Higher oil prices won’t affect earnings: Goldman
Goldman Sachs analysts see higher oil prices for the next few months, but they don’t think these will, on balance, translate to higher earnings for S&P 500 companies, with some poised to benefit while others suffer as energy prices rise.
“Higher oil prices should have only a minor impact on aggregate S&P 500 EPS as the boost to Energy EPS is offset by margin pressures and weaker consumer spending,” the analysts wrote.
This comes as energy companies’ performances in the last three weeks have surpassed the general market, rallying 11% vs. the S&P 500’s 1% gain. On April 6, West Texas Intermediate (WTI) crude oil was trading around $62 a barrel. On Monday it was trading around $69 a barrel.
Goldman expects oil prices to rise, but later in the year the gains will end, and they are looking at WTI trading at $69 within 12 months.

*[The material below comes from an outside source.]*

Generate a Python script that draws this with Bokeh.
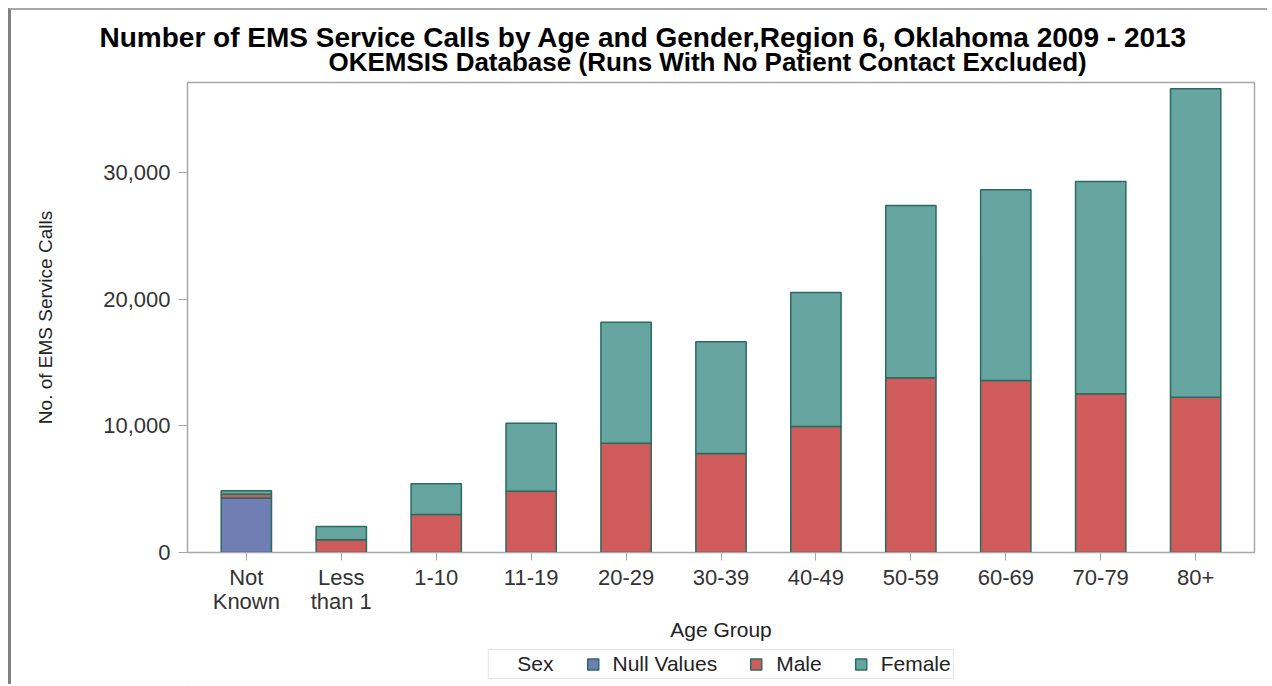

While higher oil prices will benefit energy companies, overall, they should have a minimal impact on aggregate S&P 500 earnings per share (EPS), with every $10 increase in the average price of oil adding roughly $1 to S&P 500 EPS. While energy companies benefit, higher energy costs will weigh on the profit margins of firms in other sectors as higher gasoline prices reduce consumers’ disposable income and curb their spending.
Goldman also cautioned that decelerating economic growth could pose a risk for the energy sector with the bank noting that its U.S. and global current activity indicators slowing to 3.4% and 4.6%, respectively, from 4.9% and 5.2% in February.